Lift every line from the entries that includes the word "with".
-- start of INFORMATION PROVIDED --
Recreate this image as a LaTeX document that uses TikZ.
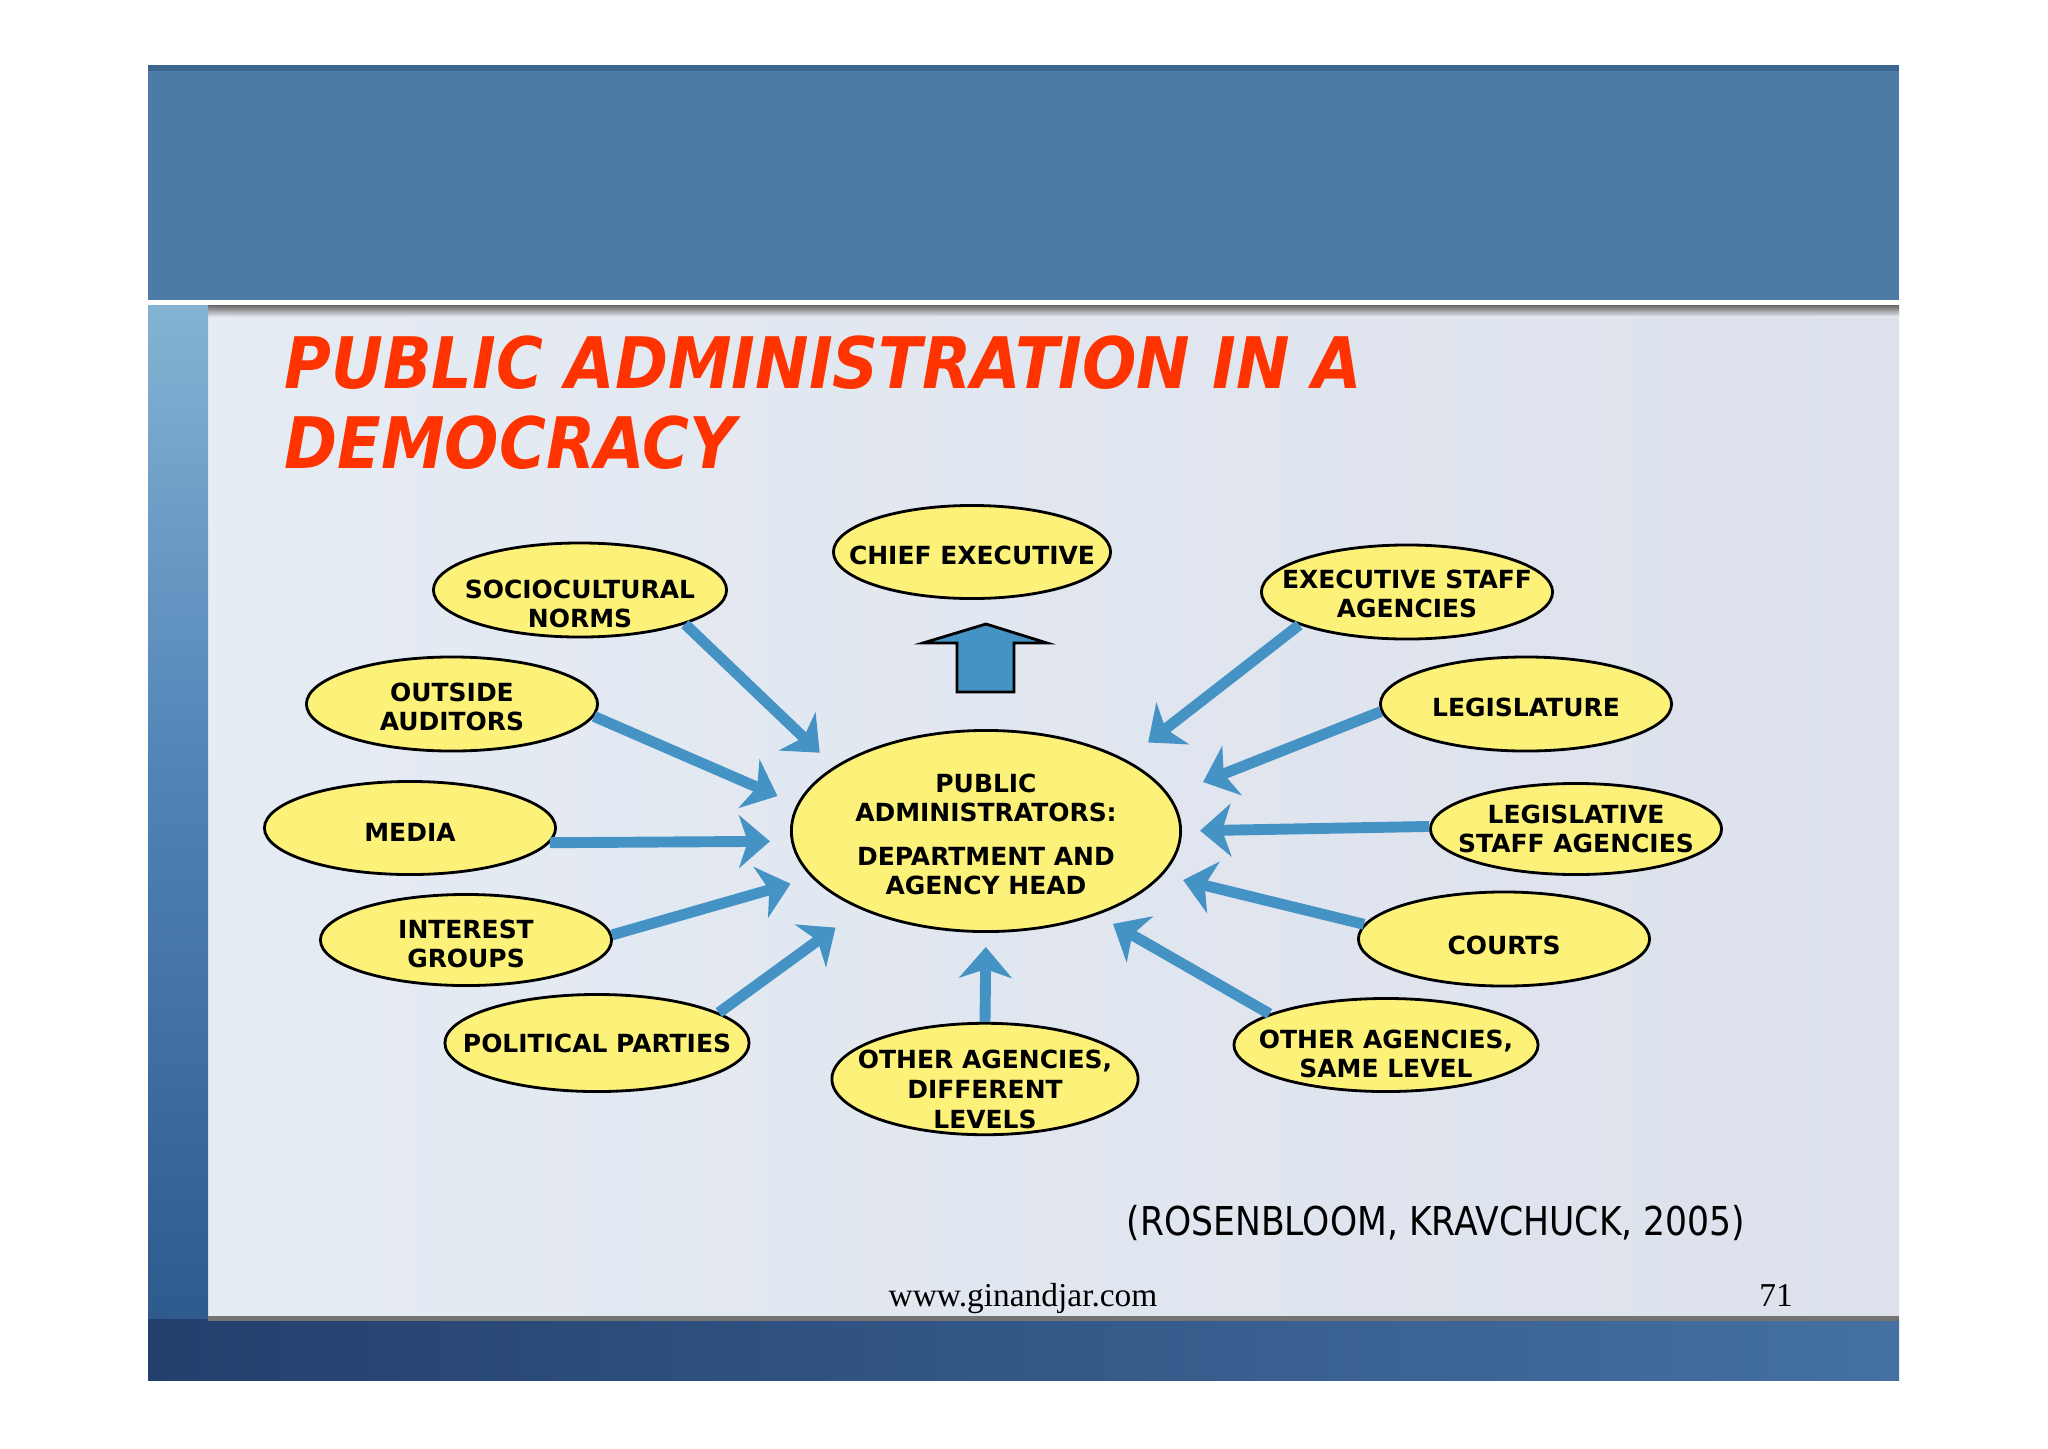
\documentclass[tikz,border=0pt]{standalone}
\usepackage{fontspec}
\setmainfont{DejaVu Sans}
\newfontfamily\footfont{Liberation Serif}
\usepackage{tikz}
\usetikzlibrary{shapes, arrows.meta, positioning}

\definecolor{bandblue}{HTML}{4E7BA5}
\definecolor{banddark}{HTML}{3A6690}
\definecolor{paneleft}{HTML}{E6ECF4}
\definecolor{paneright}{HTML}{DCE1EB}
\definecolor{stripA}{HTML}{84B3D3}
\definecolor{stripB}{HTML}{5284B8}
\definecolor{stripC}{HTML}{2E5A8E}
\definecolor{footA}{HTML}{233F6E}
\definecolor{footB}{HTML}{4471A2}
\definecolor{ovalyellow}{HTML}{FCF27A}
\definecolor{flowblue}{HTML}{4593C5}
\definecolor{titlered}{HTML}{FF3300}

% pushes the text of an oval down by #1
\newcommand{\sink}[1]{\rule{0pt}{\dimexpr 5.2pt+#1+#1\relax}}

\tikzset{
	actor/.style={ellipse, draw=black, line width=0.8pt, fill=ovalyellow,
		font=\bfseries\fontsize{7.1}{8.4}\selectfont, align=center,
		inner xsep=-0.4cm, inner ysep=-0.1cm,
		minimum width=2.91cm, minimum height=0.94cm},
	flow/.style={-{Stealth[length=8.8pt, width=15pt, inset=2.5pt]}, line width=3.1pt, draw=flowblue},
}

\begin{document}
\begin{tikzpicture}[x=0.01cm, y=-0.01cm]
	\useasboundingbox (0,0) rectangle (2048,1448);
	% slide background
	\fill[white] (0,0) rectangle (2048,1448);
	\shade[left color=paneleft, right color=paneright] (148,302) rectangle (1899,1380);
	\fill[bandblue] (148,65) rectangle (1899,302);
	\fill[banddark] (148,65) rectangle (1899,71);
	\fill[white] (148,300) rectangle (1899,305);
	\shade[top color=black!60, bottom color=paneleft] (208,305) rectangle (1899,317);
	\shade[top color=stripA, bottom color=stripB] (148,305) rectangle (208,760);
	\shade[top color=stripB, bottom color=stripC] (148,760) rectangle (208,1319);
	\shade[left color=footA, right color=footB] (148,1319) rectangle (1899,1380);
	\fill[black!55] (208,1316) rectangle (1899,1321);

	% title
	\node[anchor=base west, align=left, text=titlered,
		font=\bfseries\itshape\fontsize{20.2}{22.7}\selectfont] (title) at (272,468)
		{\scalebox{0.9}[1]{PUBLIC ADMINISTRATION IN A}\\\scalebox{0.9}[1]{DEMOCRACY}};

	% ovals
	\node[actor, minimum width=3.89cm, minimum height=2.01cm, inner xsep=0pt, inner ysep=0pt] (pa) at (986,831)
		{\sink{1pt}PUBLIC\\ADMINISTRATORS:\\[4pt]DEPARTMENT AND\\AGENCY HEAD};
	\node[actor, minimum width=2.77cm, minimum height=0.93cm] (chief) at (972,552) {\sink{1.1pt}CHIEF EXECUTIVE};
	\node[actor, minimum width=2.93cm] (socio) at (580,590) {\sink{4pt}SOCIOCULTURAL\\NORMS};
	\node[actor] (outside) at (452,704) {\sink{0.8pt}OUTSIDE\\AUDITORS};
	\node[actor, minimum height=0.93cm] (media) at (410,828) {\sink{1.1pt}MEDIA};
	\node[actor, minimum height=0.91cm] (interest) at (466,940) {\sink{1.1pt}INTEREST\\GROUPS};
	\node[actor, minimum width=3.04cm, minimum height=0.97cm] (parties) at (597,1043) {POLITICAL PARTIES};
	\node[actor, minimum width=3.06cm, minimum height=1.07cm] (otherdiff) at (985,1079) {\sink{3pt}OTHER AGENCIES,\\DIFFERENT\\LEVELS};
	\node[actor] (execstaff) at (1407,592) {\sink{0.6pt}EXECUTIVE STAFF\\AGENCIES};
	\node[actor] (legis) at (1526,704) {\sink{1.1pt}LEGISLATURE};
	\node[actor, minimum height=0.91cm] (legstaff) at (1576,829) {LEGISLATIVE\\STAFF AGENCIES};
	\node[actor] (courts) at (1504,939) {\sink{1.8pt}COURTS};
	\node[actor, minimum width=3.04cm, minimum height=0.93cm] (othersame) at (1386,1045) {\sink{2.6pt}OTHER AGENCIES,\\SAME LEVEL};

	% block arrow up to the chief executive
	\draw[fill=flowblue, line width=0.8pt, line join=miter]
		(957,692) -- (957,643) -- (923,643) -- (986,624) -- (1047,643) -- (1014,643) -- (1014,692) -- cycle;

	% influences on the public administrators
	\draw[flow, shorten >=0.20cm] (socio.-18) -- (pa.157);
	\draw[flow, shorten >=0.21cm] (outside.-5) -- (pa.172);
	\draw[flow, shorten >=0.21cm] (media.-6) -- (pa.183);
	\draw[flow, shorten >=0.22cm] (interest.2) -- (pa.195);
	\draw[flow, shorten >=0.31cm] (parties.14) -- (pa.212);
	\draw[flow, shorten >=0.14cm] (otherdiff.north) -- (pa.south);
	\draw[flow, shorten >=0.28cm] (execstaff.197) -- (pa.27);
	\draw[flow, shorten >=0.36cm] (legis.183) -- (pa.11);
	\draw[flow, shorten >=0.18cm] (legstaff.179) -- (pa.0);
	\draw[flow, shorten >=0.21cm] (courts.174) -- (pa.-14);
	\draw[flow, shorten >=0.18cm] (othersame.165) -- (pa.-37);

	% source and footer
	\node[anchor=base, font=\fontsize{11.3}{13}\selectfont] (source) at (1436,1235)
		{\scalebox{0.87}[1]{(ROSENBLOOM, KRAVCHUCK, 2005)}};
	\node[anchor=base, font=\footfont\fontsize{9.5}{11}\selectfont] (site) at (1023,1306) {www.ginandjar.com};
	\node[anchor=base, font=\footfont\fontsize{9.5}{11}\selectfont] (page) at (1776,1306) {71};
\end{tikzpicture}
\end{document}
-- end of INFORMATION PROVIDED --
-- start of INFORMATION PROVIDED --
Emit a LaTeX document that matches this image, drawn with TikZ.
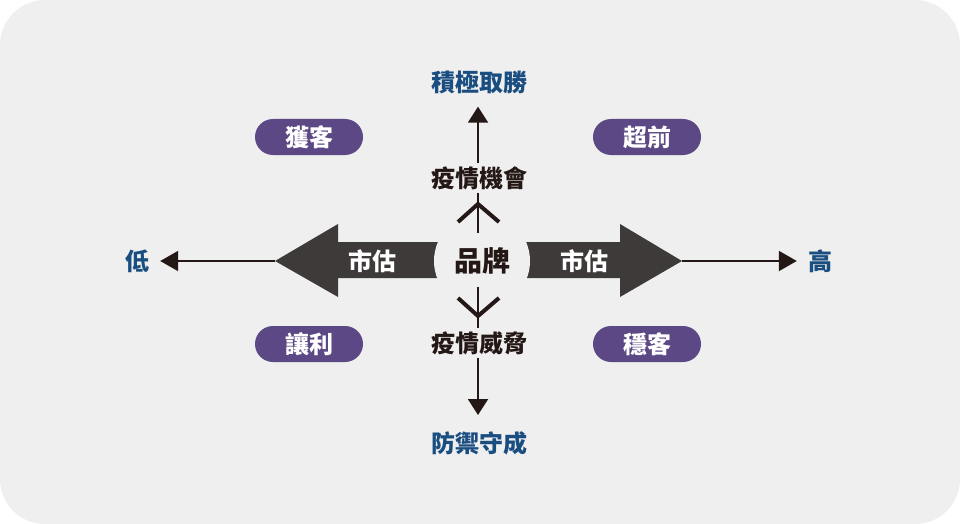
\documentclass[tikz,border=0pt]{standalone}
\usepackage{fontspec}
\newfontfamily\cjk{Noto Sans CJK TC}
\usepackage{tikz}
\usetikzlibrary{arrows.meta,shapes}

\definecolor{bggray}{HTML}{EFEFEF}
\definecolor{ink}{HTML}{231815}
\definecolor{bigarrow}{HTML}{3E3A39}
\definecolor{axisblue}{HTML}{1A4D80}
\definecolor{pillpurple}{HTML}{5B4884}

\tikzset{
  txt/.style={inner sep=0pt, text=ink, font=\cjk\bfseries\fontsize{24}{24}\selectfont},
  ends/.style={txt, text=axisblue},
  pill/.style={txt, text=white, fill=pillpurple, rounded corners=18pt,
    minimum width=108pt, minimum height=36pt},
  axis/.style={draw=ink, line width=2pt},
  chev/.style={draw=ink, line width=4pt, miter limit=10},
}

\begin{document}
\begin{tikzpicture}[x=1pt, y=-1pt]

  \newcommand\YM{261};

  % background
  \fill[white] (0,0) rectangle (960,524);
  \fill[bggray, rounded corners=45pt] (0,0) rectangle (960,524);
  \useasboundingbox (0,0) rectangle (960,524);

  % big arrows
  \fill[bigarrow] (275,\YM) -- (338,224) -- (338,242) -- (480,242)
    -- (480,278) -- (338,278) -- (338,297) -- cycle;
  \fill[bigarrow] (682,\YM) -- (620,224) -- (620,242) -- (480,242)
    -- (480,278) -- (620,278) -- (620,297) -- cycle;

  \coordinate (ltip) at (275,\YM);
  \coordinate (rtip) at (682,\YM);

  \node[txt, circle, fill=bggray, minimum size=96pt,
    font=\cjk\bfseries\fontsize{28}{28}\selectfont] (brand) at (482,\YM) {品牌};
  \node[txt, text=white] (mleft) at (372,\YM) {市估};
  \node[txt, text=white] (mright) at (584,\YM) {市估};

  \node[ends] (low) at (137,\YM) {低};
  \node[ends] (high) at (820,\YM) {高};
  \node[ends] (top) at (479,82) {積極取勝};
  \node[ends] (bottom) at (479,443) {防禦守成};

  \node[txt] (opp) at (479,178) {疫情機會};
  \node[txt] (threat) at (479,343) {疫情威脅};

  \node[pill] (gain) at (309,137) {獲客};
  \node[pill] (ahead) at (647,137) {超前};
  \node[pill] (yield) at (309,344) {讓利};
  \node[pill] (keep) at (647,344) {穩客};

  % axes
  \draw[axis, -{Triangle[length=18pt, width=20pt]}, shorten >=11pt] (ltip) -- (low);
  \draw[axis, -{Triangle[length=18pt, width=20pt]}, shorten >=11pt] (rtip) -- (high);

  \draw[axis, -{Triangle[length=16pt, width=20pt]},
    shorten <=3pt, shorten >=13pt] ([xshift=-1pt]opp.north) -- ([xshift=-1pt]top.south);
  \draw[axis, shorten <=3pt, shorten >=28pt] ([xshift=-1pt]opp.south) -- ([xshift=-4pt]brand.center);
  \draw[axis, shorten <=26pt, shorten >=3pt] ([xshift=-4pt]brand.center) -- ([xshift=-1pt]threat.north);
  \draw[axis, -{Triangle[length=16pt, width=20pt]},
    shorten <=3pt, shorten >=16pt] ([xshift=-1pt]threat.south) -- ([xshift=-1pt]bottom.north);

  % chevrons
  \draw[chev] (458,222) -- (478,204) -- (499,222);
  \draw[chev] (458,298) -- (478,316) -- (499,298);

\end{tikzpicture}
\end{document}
-- end of INFORMATION PROVIDED --
-- start of INFORMATION PROVIDED --
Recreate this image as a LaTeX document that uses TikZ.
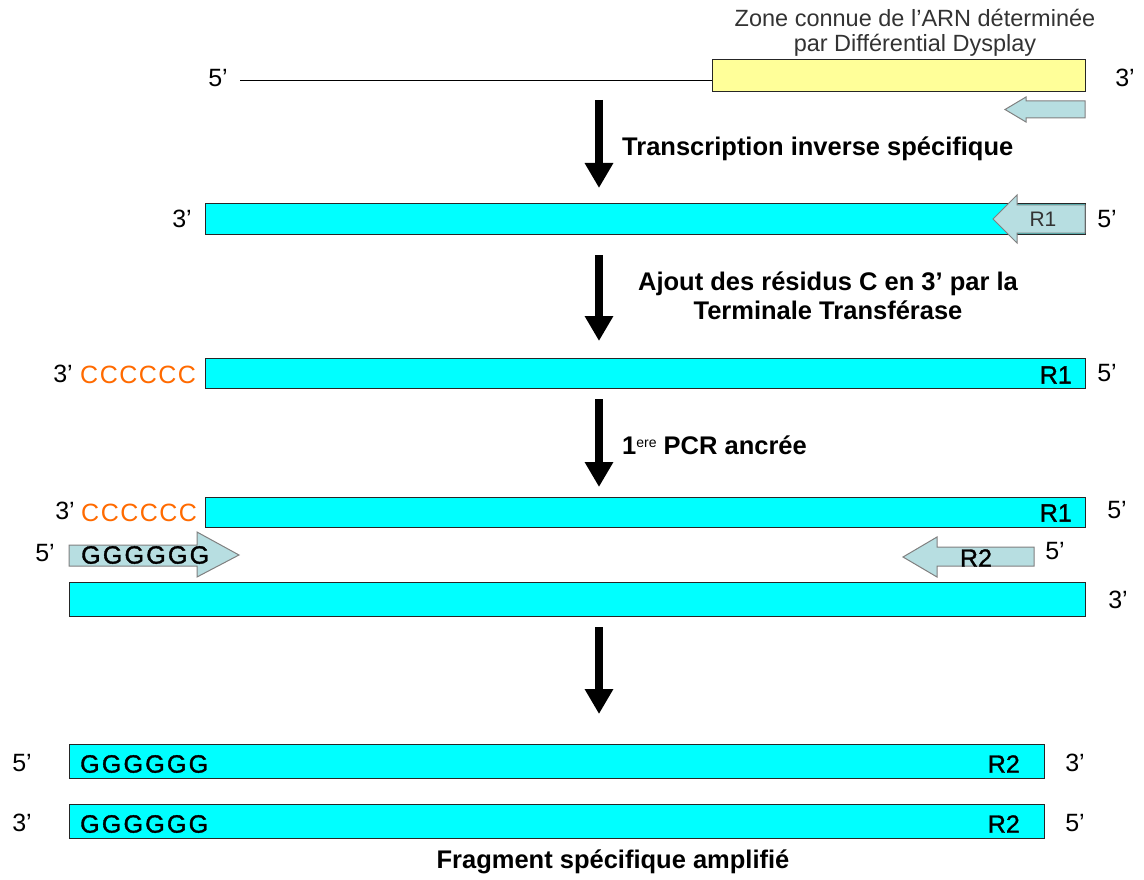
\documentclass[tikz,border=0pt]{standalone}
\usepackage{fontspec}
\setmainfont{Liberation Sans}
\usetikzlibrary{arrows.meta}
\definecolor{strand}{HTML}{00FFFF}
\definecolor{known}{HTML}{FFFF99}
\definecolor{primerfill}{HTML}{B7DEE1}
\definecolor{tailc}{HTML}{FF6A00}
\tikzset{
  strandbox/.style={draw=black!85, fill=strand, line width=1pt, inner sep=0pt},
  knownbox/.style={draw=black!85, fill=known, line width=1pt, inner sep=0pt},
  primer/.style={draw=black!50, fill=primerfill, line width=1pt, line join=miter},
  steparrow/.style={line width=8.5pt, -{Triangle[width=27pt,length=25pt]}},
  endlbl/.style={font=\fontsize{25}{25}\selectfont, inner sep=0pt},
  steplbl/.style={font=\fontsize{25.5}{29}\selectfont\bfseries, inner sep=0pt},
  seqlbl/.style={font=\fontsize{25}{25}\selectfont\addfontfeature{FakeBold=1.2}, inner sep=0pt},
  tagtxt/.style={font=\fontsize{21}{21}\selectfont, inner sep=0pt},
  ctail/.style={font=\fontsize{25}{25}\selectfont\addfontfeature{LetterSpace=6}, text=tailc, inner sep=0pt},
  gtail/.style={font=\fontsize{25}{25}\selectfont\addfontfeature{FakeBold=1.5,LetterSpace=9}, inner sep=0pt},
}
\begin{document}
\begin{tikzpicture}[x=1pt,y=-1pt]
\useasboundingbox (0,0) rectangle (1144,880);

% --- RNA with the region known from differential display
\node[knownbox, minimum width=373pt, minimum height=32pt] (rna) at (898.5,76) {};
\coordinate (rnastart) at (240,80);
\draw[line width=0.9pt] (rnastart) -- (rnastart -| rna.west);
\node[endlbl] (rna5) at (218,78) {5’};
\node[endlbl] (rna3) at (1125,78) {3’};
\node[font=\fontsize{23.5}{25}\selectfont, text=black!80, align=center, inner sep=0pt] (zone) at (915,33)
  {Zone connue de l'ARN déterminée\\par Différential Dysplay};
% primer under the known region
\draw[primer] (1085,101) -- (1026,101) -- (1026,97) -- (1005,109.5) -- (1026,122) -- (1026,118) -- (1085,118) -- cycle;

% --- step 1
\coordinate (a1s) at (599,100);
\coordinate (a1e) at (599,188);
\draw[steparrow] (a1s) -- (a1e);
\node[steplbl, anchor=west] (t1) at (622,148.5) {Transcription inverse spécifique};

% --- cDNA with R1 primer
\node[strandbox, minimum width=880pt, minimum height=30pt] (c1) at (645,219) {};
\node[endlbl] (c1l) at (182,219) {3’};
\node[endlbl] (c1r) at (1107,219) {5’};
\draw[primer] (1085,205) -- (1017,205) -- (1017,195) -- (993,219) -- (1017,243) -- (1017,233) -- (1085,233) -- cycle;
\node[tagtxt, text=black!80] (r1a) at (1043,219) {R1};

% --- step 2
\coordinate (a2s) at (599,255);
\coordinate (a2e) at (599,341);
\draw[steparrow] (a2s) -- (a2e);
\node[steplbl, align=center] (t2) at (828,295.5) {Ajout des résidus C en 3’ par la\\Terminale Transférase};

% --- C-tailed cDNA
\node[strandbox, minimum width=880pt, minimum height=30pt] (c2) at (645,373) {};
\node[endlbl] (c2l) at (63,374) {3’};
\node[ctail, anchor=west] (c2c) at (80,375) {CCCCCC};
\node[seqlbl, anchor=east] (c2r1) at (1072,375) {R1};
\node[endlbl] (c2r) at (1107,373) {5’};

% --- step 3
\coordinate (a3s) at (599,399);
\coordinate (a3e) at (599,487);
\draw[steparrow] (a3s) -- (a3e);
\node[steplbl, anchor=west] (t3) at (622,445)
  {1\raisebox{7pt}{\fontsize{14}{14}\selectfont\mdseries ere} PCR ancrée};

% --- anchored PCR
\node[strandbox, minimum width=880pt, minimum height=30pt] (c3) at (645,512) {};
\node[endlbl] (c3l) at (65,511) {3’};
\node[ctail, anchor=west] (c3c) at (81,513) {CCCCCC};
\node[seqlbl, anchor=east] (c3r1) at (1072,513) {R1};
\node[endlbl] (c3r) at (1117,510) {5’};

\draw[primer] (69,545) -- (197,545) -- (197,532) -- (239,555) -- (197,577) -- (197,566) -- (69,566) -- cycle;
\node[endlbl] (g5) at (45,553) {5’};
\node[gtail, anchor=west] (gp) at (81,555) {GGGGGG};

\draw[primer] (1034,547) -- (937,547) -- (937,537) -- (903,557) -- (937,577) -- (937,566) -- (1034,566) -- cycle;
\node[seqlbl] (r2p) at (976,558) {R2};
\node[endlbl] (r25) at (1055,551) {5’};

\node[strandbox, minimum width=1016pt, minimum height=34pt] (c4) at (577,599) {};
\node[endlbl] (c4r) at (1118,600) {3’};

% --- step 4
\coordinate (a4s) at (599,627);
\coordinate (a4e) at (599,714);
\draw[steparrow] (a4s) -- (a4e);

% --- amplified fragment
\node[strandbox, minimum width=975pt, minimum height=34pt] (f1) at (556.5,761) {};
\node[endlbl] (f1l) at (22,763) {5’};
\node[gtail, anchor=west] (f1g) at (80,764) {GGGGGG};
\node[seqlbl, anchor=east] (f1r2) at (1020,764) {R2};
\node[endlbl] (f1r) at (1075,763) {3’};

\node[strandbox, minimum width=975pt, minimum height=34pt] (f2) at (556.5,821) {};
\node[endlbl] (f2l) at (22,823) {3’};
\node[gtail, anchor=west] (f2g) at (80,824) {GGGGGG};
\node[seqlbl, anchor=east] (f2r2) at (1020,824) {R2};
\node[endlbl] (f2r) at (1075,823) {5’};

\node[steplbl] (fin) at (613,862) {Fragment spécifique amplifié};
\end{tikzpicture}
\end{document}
-- end of INFORMATION PROVIDED --
EXERCISE ANSWER.
Emit a LaTeX document that matches this image, drawn with TikZ.
% --- RNA with the region known from differential display
% --- cDNA with R1 primer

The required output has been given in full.